Dog 8 years, 2 months ago

Once again I am very disappointed in the commission. They just don't seem to understand that difficult desions require leadership. Our school board is working hard to make some very tough decisions. The problem is that there are not enough children to fill the empty desks in the district. Instead of pushing to keep schools open the commission would be better focused on making Lawrence a more affordable community for families. If we attract more families we fill up our schools.

George Lippencott 8 years, 2 months ago

Did_I_say_that (anonymous) says... Moderate (George Lippencott) says... Federal funds account for $257,415, plus an additional $46,046 from food services. This $300K is part of the $8,147,411 spent on administrative services.

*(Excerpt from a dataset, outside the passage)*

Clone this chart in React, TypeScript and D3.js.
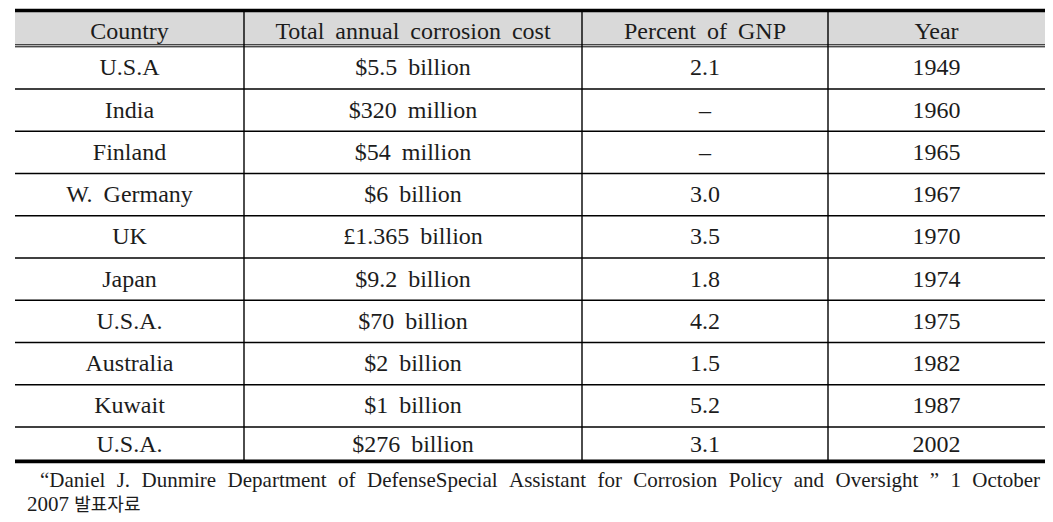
import React, { useEffect, useRef } from "react";
import * as d3 from "d3";

const headers = ["Country", "Total annual corrosion cost", "Percent of GNP", "Year"];
const countries = ["U.S.A", "India", "Finland", "W. Germany", "UK", "Japan", "U.S.A.", "Australia", "Kuwait", "U.S.A."];
const costs = ["$5.5 billion", "$320 million", "$54 million", "$6 billion", "£1.365 billion", "$9.2 billion", "$70 billion", "$2 billion", "$1 billion", "$276 billion"];
const gnpPercent = ["2.1", "–", "–", "3.0", "3.5", "1.8", "4.2", "1.5", "5.2", "3.1"];
const years = ["1949", "1960", "1965", "1967", "1970", "1974", "1975", "1982", "1987", "2002"];
const footnoteLine1 = "“Daniel J. Dunmire Department of DefenseSpecial Assistant for Corrosion Policy and Oversight ” 1 October";
const footnoteLine2Num = "2007 ";
const footnoteLine2Ko = "발표자료";

// layout
const W = 1053;
const H = 522;
const tableLeft = 15;
const tableRight = 1045;
const colWidths = [229, 338, 246, 217];
const tableTop = 10.5;
const headerBottom = 44.5;
const bodyTop = 46.7;
const rowStep = 42.25;
const tableBottom = 461.3;
const FONT = "Liberation Serif";
const TEXT = "#1c1c1c";

export default function App() {
  const footRef = useRef<SVGGElement>(null);

  const edges = [tableLeft, ...Array.from(d3.cumsum(colWidths), (v) => tableLeft + v)];
  const rowIdx = d3.range(countries.length);
  const y = d3
    .scaleBand<number>()
    .domain(rowIdx)
    .range([bodyTop, bodyTop + rowStep * rowIdx.length])
    .paddingInner(0)
    .paddingOuter(0);
  const columns = [countries, costs, gnpPercent, years];
  const colCenter = (i: number) => (edges[i] + edges[i + 1]) / 2;

  useEffect(() => {
    const g = d3.select(footRef.current);
    g.selectAll("*").remove();
    const words = footnoteLine1.split(" ");
    const x0 = 40;
    const x1 = 1040;
    const texts = g
      .selectAll("text.w")
      .data(words)
      .enter()
      .append("text")
      .attr("class", "w")
      .attr("y", 487)
      .style("font-family", FONT)
      .attr("font-size", 21)
      .attr("fill", TEXT)
      .text((d) => d);
    const widths: number[] = [];
    texts.each(function () {
      widths.push((this as SVGTextElement).getComputedTextLength());
    });
    const total = d3.sum(widths);
    const gap = (x1 - x0 - total) / (words.length - 1);
    let cx = x0;
    texts.each(function (_, i) {
      d3.select(this).attr("x", cx);
      cx += widths[i] + gap;
    });
    const t2 = g
      .append("text")
      .attr("x", 27)
      .attr("y", 511)
      .style("font-family", FONT)
      .attr("font-size", 21)
      .attr("fill", TEXT);
    t2.append("tspan").text(footnoteLine2Num);
    t2.append("tspan")
      .style("font-family", "Noto Sans CJK KR")
      .attr("font-size", 18)
      .text(footnoteLine2Ko);
  }, []);

  const textStyle = { fontFamily: FONT, fontSize: 24, wordSpacing: 5 } as React.CSSProperties;

  return (
    <svg
      width={W}
      height={H}
      style={{ position: "absolute", left: 0, top: 0, background: "#fff" }}
    >
      <rect x={0} y={0} width={W} height={H} fill="#fff" />
      {/* header background */}
      <rect
        x={tableLeft}
        y={tableTop}
        width={tableRight - tableLeft}
        height={headerBottom - tableTop}
        fill="#d9d9d9"
      />
      {/* header texts */}
      {headers.map((h, i) => (
        <text
          key={h}
          x={colCenter(i)}
          y={39}
          textAnchor="middle"
          style={textStyle}
          fill={TEXT}
        >
          {h}
        </text>
      ))}
      {/* body texts */}
      {rowIdx.map((r) => {
        const y0 = y(r) as number;
        const y1 = Math.min(y0 + y.bandwidth(), tableBottom);
        const cy = (y0 + y1) / 2;
        return columns.map((col, c) => (
          <text
            key={`${r}-${c}`}
            x={colCenter(c)}
            y={cy + 7.5}
            textAnchor="middle"
            style={textStyle}
            fill={TEXT}
          >
            {col[r]}
          </text>
        ));
      })}
      {/* row separator lines */}
      {rowIdx.slice(1).map((r) => (
        <line
          key={`h${r}`}
          x1={tableLeft}
          x2={tableRight}
          y1={y(r) as number}
          y2={y(r) as number}
          stroke="#000"
          strokeWidth={1.4}
        />
      ))}
      {/* header double line */}
      <line x1={tableLeft} x2={tableRight} y1={44.8} y2={44.8} stroke="#000" strokeWidth={1} />
      <line x1={tableLeft} x2={tableRight} y1={46.8} y2={46.8} stroke="#000" strokeWidth={1} />
      {/* vertical lines */}
      {edges.slice(1, -1).map((x, i) => (
        <line
          key={`v${i}`}
          x1={x}
          x2={x}
          y1={tableTop}
          y2={tableBottom}
          stroke="#000"
          strokeWidth={1.4}
        />
      ))}
      {/* thick top/bottom borders */}
      <line x1={tableLeft} x2={tableRight} y1={tableTop} y2={tableTop} stroke="#000" strokeWidth={3.6} />
      <line x1={tableLeft} x2={tableRight} y1={tableBottom} y2={tableBottom} stroke="#000" strokeWidth={3.8} />
      <g ref={footRef} />
    </svg>
  );
}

Thank you. How much of the administrative costs are driven by federal and state mandates?

jumpin_catfish 8 years, 2 months ago

I don't really have much to say on this topic except ♣Free The Blob♣

George Lippencott 8 years, 2 months ago

Did_I_say_that (anonymous) says...

Thank you, that is pretty much what I thought. I appreciate your and the SOS group in your focus on administrators. I would need that analyst to help me know what is being done by whom before I would lay off people. I am reluctant to fire people and then have that workload fall on somebody else such as the teachers. I think the idea of firing administrators needs to be developed further. Right now, to me, it sound like an attempt to find a bogyman to avoid what appears to me to be hard decisions. That is why there is a school board.

You know the state is facing similar decisions in maintaining as many governmental and school entities across the state. To the smaller towns the loss of a school is considered the loss of the town. Higher stakes. Downturns are painful – but they do happen with regularity.

I appreciate your zeal and dedication to your cause.

George Lippencott 8 years, 1 month ago

Did_I_say_that (anonymous) says...

See response on other thread.

OK, make a collection from all the caring people here abouts worried about their kids and make me whole for the five elementary and three high schools I attended in response to government edict on your behalf.

Change is great - as long as it affects the other person. This whole argument by SOS and you sounds awful hypocritical to me!! Sometimes we just cannot afford the status quo!

Reuben Turner 8 years, 1 month ago

"because personnel expenses amount to about 85 percent of the district’s budget." this is the major problem, then fix it. it a shame that closing schools is even on the agenda. this is just a shame, low-down-dirty-shame.

Reuben Turner 8 years, 1 month ago

"because personnel expenses amount to about 85 percent of the district’s budget." this is the major problem, then fix it. it's a shame that closing schools is even on the agenda. this is just a shame, low-down-dirty-shame.